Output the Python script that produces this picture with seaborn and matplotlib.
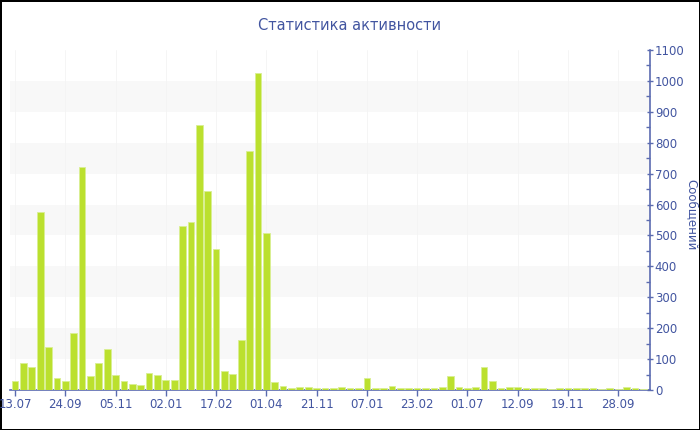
import matplotlib
matplotlib.use("Agg")
import matplotlib.pyplot as plt
import seaborn as sns
import numpy as np
import pandas as pd

# ---- data ----
tick_labels = ["13.07", "24.09", "05.11", "02.01", "17.02", "01.04", "21.11",
               "07.01", "23.02", "01.07", "12.09", "19.11", "28.09"]
messages = [30, 87, 73, 575, 138, 39, 28, 183, 720, 44,
            87, 134, 49, 29, 18, 15, 54, 47, 32, 31,
            530, 543, 858, 644, 455, 61, 51, 161, 773, 1025,
            509, 25, 13, 8, 9, 10, 6, 6, 6, 10,
            5, 7, 38, 6, 6, 12, 6, 6, 6, 6,
            6, 10, 45, 9, 5, 10, 74, 29, 6, 9,
            10, 6, 7, 7, 4, 5, 5, 5, 5, 5,
            4, 6, 4, 9, 5, 4]
title = "Статистика активности"
ylabel = "Сообщений"

text_color = "#4255a0"
axis_color = "#5b6bb0"
bar_color = "#bbe02e"

sns.set_theme(style="white")
plt.rcParams['font.family'] = ['DejaVu Sans']

fig = plt.figure(figsize=(7, 4.3), dpi=100, edgecolor="black", linewidth=2)
ax = fig.add_axes([10/700, 40/430, 640/700, 340/430])

df = pd.DataFrame({"idx": np.arange(len(messages)), "val": messages})
sns.barplot(data=df, x="idx", y="val", color=bar_color, saturation=1,
            width=0.8, edgecolor="#d9ef93", linewidth=0.6, ax=ax, zorder=3)

ax.set_xlim(-0.6, len(messages) - 1 + 0.8)
ax.set_ylim(0, 1100)

# alternating bands
for lo in range(100, 1100, 200):
    ax.axhspan(lo, lo + 100, color="#f8f8f8", zorder=0, lw=0)

tick_pos = list(range(0, len(messages), 6))[:len(tick_labels)]
for p in tick_pos:
    ax.axvline(p, color="#f4f4f4", lw=0.6, zorder=1)

ax.set_xticks(tick_pos)
ax.set_xticklabels(tick_labels)
ax.set_xlabel("")
ax.set_ylabel("")

ax.yaxis.tick_right()
ax.set_yticks(range(0, 1101, 100))
ax.set_yticks(range(50, 1100, 100), minor=True)

for s in ["top", "left"]:
    ax.spines[s].set_visible(False)
for s in ["bottom", "right"]:
    ax.spines[s].set_color(axis_color)
    ax.spines[s].set_linewidth(1.2)

ax.tick_params(axis="x", colors=axis_color, labelcolor=text_color, labelsize=8.5,
               length=4, width=1, direction="out", bottom=True, pad=2)
ax.tick_params(axis="y", which="major", colors=axis_color, labelcolor=text_color,
               labelsize=8.5, length=5, width=1, direction="inout", right=True, pad=1)
ax.tick_params(axis="y", which="minor", colors=axis_color, length=3, width=1,
               direction="in", right=True)

fig.text(0.5, 1 - 25/430, title, ha="center", va="center", color=text_color,
         fontsize=10.5)
fig.text(0.988, 0.5, ylabel, rotation=270, ha="center", va="center",
         color=text_color, fontsize=8.5)

fig.savefig("out.png", dpi=100, edgecolor=fig.get_edgecolor())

*-*-*

Exactly as they appear, print the lines of the listing above from its first line through the line that contains "import pandas as pd", minus the pictures.

Output the Python script that produces this picture with seaborn and matplotlib.
import matplotlib
matplotlib.use("Agg")
import matplotlib.pyplot as plt
import seaborn as sns
import numpy as np
import pandas as pd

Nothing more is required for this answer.